Guitarists across the world spent their waking hours trying to emulate Plant’s intricate riffs, to the point where Stairway to Heaven became a joke in the 1992 movie Wayne’s World – remember it being banned in
the guitar shop scene?
After the Led Zep era ended with Bonham’s death in 1980 neither Page nor Plant were ready to hang up their instruments and they went off to record with a wide range of artists, as well as performing as a duo and working on their own solo projects.

And then came Band of Joy.
Although rock is always present, Band of Joy seem to err on the folk side, reinterpreting old songs and not be solely focused on Plant as frontman.
He said: “I really wanted this record to be A Band of Joy – you hear voices all around my voice.”

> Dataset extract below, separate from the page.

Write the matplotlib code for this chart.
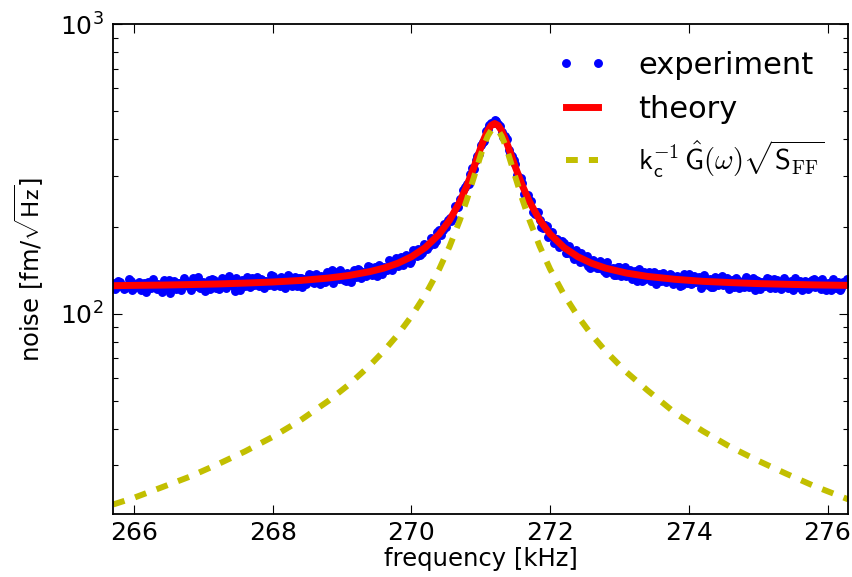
import numpy as np
import matplotlib
matplotlib.use("Agg")
import matplotlib.pyplot as plt

# Measured noise spectrum [fm/sqrt(Hz)], sweep from 265.700 kHz in 0.05 kHz steps
f_start = 265.70
f_step = 0.05
noise_exp = [
    127.4, 123.8, 128.8, 121.3, 125.1, 130.1, 122.7, 126.5, 120.2, 127.8,
    129.1, 122.9, 125.4, 126.8, 119.2, 128.1, 130.6, 124.4, 121.9, 127.1,
    125.9, 129.8, 123.5, 132.4, 124.8, 122.4, 128.8, 126.4, 121.3, 130.3,
    127.9, 124.2, 131.9, 125.6, 129.5, 119.5, 128.5, 131.1, 124.9, 127.6,
    132.8, 126.5, 124.2, 130.7, 129.6, 125.8, 135.0, 127.4, 125.0, 131.7,
    128.0, 133.4, 129.8, 124.8, 132.8, 131.8, 128.2, 136.2, 127.4, 132.9,
    134.6, 128.4, 134.0, 141.1, 132.2, 131.3, 138.5, 129.6, 136.9, 136.1,
    134.0, 141.5, 139.5, 134.6, 145.3, 139.2, 134.4, 145.4, 145.1, 142.0,
    150.6, 147.6, 146.2, 156.9, 151.3, 158.0, 152.5, 161.3, 167.4, 162.4,
    170.9, 171.4, 181.1, 178.9, 193.8, 194.6, 199.9, 214.6, 213.5, 233.6,
    249.2, 267.2, 279.7, 303.0, 317.1, 349.9, 382.1, 395.1, 433.2, 456.2,
    467.7, 451.8, 424.6, 411.3, 367.1, 349.9, 329.9, 294.1, 282.4, 254.2,
    246.7, 224.4, 224.5, 210.4, 197.9, 200.4, 190.1, 175.2, 181.1, 171.4,
    176.0, 162.4, 164.1, 154.9, 160.3, 162.6, 151.3, 146.4, 152.2, 147.6,
    143.3, 149.2, 138.0, 143.9, 144.3, 136.4, 145.3, 137.4, 135.3, 141.5,
    138.1, 129.3, 138.2, 139.1, 133.2, 130.0, 138.8, 133.1, 130.0, 135.0,
    130.7, 135.5, 128.7, 132.3, 125.6, 133.1, 136.7, 127.4, 128.5, 133.4,
    125.4, 130.4, 131.5, 123.6, 132.5, 128.4, 125.7, 133.2, 126.7, 124.0,
    130.3, 128.9, 123.6, 131.1, 125.9, 120.7, 129.5, 128.2, 124.3, 131.8,
    125.3, 122.7, 128.9, 126.4, 130.1, 123.7, 121.1, 127.4, 129.8, 124.6,
    128.4, 123.3, 132.0, 124.4, 121.8, 126.8, 128.0, 120.4, 126.7, 129.1,
    122.8, 126.5, 130.2,
]
# second interleaved sweep, starting half a step later (265.725 kHz)
noise_exp_mid = [
    121.3, 130.0, 125.0, 122.6, 131.4, 120.2, 126.5, 129.0, 124.0, 119.0,
    127.9, 131.7, 121.7, 125.5, 130.6, 123.1, 118.2, 129.5, 127.1, 120.9,
    132.3, 124.7, 121.1, 128.6, 133.8, 123.8, 120.1, 130.2, 131.6, 122.8,
    121.6, 133.1, 123.1, 134.6, 124.6, 132.3, 120.9, 128.7, 133.9, 123.9,
    125.2, 134.3, 131.9, 123.1, 127.1, 136.2, 124.8, 131.4, 134.2, 122.7,
    135.9, 124.5, 133.8, 132.7, 123.9, 126.8, 137.4, 128.6, 136.8, 126.5,
    128.2, 139.2, 130.2, 128.0, 139.2, 141.0, 130.8, 138.0, 129.0, 141.9,
    142.6, 132.3, 137.1, 146.3, 136.0, 145.3, 147.7, 137.4, 141.4, 152.9,
    141.0, 155.8, 153.0, 147.2, 160.0, 149.8, 166.3, 157.9, 159.2, 174.1,
    167.7, 182.3, 174.6, 190.9, 187.6, 204.1, 210.2, 208.7, 234.6, 232.9,
    249.0, 273.2, 280.9, 317.7, 339.7, 356.7, 392.9, 429.2, 448.2, 456.9,
    461.4, 443.8, 408.4, 400.7, 356.7, 339.7, 302.2, 295.2, 259.8, 256.5,
    244.8, 221.1, 223.8, 199.9, 202.2, 183.7, 190.9, 181.8, 170.0, 177.9,
    162.4, 170.7, 157.9, 166.3, 151.3, 152.3, 157.9, 144.0, 152.9, 144.0,
    151.4, 140.0, 150.3, 139.2, 135.5, 144.4, 135.1, 145.4, 140.6, 131.6,
    140.5, 142.6, 129.9, 132.1, 139.7, 136.5, 126.6, 136.9, 137.9, 128.2,
    137.1, 126.2, 135.1, 124.4, 137.2, 127.8, 126.2, 135.1, 132.3, 122.9,
    135.7, 125.1, 123.6, 133.8, 125.9, 134.8, 132.0, 121.7, 130.5, 132.9,
    122.6, 130.1, 133.8, 123.5, 132.3, 130.9, 121.9, 124.4, 133.1, 122.9,
    131.7, 130.3, 121.3, 132.7, 122.5, 130.0, 132.4, 123.6, 121.0, 129.7,
    122.1, 130.8, 123.2, 129.5, 131.9, 120.5, 121.7, 131.7, 122.9, 120.3,
    129.1, 131.5,
]
freq_exp = f_start + f_step * np.arange(len(noise_exp))
freq_exp_mid = f_start + f_step / 2 + f_step * np.arange(len(noise_exp_mid))

# Theory curve and force-noise contribution, read at these frequencies [kHz]
freq_curve = [
    265.7, 266.0, 266.4, 266.8, 267.2, 267.6, 268.0, 268.4, 268.8, 269.1,
    269.4, 269.6, 269.8, 270.0, 270.2, 270.4, 270.55, 270.7, 270.8, 270.9,
    271.0, 271.05, 271.1, 271.15, 271.2, 271.25, 271.3, 271.35, 271.4, 271.5,
    271.6, 271.7, 271.85, 272.0, 272.2, 272.4, 272.6, 272.8, 273.1, 273.4,
    273.8, 274.2, 274.6, 275.0, 275.4, 275.8, 276.3,
]
noise_theory = [
    124.9, 125.2, 125.5, 126.0, 126.6, 127.5, 128.6, 130.2, 132.7, 135.5,
    139.7, 143.6, 149.2, 157.2, 169.2, 188.2, 210.4, 244.2, 276.8, 320.4,
    374.6, 403.2, 428.9, 447.3, 454.1, 447.3, 428.9, 403.2, 374.6, 320.4,
    276.8, 244.2, 210.4, 188.2, 169.2, 157.2, 149.2, 143.6, 138.1, 134.5,
    131.4, 129.3, 128.0, 127.0, 126.3, 125.7, 125.2,
]
noise_force = [
    21.9, 23.1, 25.1, 27.3, 30.1, 33.4, 37.5, 42.8, 49.9, 56.9,
    66.2, 74.2, 84.4, 97.9, 116.2, 142.4, 170.7, 211.0, 248.0, 295.8,
    353.8, 384.0, 410.9, 430.1, 437.1, 430.1, 410.9, 384.0, 353.8, 295.8,
    248.0, 211.0, 170.7, 142.4, 116.2, 97.9, 84.4, 74.2, 62.8, 54.4,
    45.4, 39.3, 34.6, 31.0, 28.0, 25.4, 22.8,
]

plt.rcParams["mathtext.fontset"] = "cm"
plt.rcParams["lines.scale_dashes"] = False

fig = plt.figure(figsize=(8.53, 5.77), dpi=100)
ax = fig.add_axes([0.1328, 0.1087, 0.8617, 0.8492])

ax.plot(freq_exp, noise_exp, "o", color="b", mec="b", ms=5.4, label="experiment")
ax.plot(freq_exp_mid, noise_exp_mid, "o", color="b", mec="b", ms=5.4)
ax.plot(freq_curve, noise_theory, "-", color="r", lw=5, label="theory")
ax.plot(freq_curve, noise_force, "--", color="#c2bf00", lw=4.3, dashes=(8.5, 8),
        label=r"$\mathsf{k}_\mathsf{c}^{-1}\,\hat{\mathsf{G}}(\omega)\sqrt{\mathsf{S}_\mathrm{FF}}$")

ax.set_yscale("log")
ax.set_xlim(265.7, 276.3)
ax.set_ylim(20.25, 1000)
ax.set_xticks([266, 268, 270, 272, 274, 276])

ax.set_xlabel("frequency [kHz]", fontsize=17.5, labelpad=1)
ax.set_ylabel(r"noise [fm/$\sqrt{\mathsf{Hz}}$]", fontsize=17.5, labelpad=10)

ax.tick_params(which="both", direction="in", top=True, right=True, labelsize=18)
ax.tick_params(axis="x", which="major", length=6.5, width=0.8, pad=5)
ax.tick_params(axis="y", which="major", length=6.5, width=0.8, pad=7)
ax.tick_params(which="minor", length=3.5, width=0.8)
for s in ax.spines.values():
    s.set_linewidth(1.3)

leg = ax.legend(loc="upper left", bbox_to_anchor=(0.587, 0.971), borderaxespad=0,
                frameon=False, numpoints=2, fontsize=22, handlelength=1.65,
                handletextpad=1.0, labelspacing=0.5)
leg.get_texts()[2].set_fontsize(20.5)

fig.savefig("out.png", dpi=100)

And he’s got no qualms about any confusion caused by the resurrection of his old band name: “In the Band of Joy, when I was 17, I was playing everybody else’s stuff and moving it around, and it’s kind of…time to reinvoke that attitude and sentiment.”
Band of Joy is Darrell Scott (acoustic guitar, mandolin, octave mandolin, banjo, accordion, pedal steel and lap steel guitar), Byron House (bass), Marco Giovino (drums and percussion), and Buddy Miller (electric guitar, baritone, 6-string bass, mandoguitar).
Album Band of Joy is released on September 15.